July 9, 2014

His pockets

So, I'm finally really sewing again: making that jacket for E. It was about time too, the fabric of his old jackets is pretty much worn out (those were both made from a cotton twill which, in retrospect wasn't such good quality).
I stuck with the design idea I had earlier.

This is my sketch. Pockets at the front, convertible collar, fitted back with a pleat. Vaguely inspired by those 1930's and 1940's sporty men's blazers.

Last weekend, I worked on the pattern. I started out with the casual jacket sloper which I have used for most of E's coats and jackets. I think the thicker wool coats I made from it were great but it was always a bit baggy for a thin summer jacket. This time, I wanted to make it a bit more fitted and yet still give E enough room to move. It should be a jacket he can wear every day.

I'm using the same cotton/linen blend I used for my jumpsuit and I decided not to line this jacket (which kind of means I'll have to make one for in-between weather later on). Because it's going to be unlined, I'm taking care about a neat finish on the inside. I make flat-felled seams wherever possible and use bias tape for seam binding everywhere else. 

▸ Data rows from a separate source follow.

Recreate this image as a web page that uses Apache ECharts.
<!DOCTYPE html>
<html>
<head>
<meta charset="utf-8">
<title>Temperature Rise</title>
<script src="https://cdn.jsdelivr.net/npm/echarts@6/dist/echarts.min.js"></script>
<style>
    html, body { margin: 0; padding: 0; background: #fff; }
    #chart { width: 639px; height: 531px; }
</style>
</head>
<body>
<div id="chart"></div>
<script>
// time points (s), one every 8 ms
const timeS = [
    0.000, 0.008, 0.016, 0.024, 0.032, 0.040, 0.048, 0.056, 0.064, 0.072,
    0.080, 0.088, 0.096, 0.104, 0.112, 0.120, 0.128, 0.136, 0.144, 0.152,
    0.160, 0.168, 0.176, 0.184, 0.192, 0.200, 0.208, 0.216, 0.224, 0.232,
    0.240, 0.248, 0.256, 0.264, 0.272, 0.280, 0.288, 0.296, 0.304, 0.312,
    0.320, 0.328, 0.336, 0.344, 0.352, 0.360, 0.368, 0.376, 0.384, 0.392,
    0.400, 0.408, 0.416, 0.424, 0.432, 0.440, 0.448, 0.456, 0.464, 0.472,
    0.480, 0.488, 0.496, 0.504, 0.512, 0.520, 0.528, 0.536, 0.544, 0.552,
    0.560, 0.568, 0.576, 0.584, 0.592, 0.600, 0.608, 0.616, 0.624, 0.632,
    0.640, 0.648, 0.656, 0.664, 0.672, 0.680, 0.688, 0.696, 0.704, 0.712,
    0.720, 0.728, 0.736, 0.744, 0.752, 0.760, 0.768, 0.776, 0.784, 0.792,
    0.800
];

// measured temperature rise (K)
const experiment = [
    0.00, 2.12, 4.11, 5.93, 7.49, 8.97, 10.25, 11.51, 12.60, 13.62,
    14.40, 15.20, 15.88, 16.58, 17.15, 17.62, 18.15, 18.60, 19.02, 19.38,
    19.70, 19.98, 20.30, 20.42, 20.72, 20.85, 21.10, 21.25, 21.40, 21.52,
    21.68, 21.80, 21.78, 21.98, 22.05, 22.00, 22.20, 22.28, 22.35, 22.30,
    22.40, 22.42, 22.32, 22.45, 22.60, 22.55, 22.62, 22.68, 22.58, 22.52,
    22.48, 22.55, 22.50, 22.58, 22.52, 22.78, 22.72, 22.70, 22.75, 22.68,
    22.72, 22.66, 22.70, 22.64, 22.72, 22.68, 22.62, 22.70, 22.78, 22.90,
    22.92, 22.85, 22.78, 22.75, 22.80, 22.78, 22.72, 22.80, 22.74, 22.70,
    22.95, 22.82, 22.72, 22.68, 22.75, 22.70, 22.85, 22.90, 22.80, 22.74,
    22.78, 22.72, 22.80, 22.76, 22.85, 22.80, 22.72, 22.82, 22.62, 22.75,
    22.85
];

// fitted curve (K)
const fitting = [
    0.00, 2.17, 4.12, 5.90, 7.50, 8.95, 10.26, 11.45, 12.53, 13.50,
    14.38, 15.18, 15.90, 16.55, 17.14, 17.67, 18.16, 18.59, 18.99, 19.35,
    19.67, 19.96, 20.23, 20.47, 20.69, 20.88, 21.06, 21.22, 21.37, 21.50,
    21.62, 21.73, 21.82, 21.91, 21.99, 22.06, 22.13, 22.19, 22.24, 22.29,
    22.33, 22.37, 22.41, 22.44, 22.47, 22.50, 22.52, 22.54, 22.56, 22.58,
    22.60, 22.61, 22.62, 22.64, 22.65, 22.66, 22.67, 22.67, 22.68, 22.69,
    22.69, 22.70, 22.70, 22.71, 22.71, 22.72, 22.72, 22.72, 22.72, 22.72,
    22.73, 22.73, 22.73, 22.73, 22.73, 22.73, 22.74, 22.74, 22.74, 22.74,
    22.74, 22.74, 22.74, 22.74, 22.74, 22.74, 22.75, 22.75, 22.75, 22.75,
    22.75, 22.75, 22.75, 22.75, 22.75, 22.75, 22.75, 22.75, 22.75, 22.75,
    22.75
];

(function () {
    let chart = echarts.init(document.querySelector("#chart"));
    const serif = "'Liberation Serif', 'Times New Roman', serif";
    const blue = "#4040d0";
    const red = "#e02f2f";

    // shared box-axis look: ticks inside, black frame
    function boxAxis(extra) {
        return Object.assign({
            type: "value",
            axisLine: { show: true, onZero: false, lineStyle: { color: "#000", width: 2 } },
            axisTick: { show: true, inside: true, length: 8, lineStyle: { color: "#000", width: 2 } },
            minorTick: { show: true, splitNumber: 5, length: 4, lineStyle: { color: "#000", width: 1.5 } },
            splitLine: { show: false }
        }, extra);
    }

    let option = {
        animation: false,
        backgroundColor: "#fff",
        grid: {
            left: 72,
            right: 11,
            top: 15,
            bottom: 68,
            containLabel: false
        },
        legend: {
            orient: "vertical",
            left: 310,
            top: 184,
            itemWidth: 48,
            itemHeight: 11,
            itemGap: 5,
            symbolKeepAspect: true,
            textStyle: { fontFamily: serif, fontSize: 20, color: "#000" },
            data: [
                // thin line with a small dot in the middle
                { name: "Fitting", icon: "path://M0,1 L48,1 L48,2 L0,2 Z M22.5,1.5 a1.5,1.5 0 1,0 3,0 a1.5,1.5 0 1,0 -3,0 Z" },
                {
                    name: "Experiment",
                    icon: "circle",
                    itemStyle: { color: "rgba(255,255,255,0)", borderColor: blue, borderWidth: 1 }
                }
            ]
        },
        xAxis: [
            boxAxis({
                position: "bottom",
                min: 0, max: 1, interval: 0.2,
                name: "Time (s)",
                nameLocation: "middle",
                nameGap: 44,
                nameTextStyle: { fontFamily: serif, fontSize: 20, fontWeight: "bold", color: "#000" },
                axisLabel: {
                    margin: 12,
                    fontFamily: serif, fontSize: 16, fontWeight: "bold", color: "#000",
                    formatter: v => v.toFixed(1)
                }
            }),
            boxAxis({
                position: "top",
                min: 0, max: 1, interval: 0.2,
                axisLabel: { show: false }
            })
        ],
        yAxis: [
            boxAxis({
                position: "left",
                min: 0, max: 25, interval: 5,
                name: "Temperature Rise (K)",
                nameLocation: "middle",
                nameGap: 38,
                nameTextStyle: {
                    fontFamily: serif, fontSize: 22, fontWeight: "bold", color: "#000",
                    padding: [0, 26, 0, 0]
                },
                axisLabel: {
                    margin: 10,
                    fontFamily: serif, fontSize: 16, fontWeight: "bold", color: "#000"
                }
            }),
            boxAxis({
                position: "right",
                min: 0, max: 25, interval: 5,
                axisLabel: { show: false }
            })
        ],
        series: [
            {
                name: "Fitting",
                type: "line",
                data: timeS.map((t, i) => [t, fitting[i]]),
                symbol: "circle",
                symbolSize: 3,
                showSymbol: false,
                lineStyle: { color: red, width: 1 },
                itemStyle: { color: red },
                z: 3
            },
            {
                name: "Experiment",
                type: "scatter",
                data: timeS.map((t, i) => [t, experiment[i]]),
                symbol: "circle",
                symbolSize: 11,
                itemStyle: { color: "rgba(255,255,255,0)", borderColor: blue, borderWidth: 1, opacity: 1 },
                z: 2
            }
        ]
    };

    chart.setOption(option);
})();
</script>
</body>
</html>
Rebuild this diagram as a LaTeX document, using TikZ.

This is the back of jacket. Outside...

and in. You clearly can see the wide pleat at center back.
And I don't normally do this, but on this jacket, I've topstitched all the folds in each pleat.

You can see it here, in the bottom pockets. It should keep them from getting too much out of shape.

And I thought I would share the construction of those bottom pockets in a bit more detail.
It's basically a cross between a regular patch pocket and a cargo pocket but less work than the latter.

You start out normally: Finish the top of the pocket and press in the sides. My pockets have pleats in the middle, both for looks and to allow them to expand a bit width-wise.

The position of the finished pocket should be marked on the wrong side of the front piece. 

Put pins through the bottom corners to make them visible on the right side and position the bottom edge of the pocket between them.

Pin down and stitch.

Put pins through the marks for the top corners and turn the pocket up, positioning the top corners at the pins.
You should now have some excess length in the pocket (for this type of pocket, you need the pocket pieces to be about 3 cm longer than for a patch pocket).

Pin the pocket sides from the top down.

When you almost reach seam allowance at the bottom, fold the excess fabric harmonica-like.

Stitch the sides.

And there is the pocket. Just a bit more three-dimensional and spacious than a patch pocket without being much more work.  

At the moment, I really enjoy making this jacket. I may be able to finish it tomorrow and I hope I can persuade E to model it in the weekend.

1 comment:

  1. Thank you for sharing this great pocket technique! Can't wait to see the finished jacket!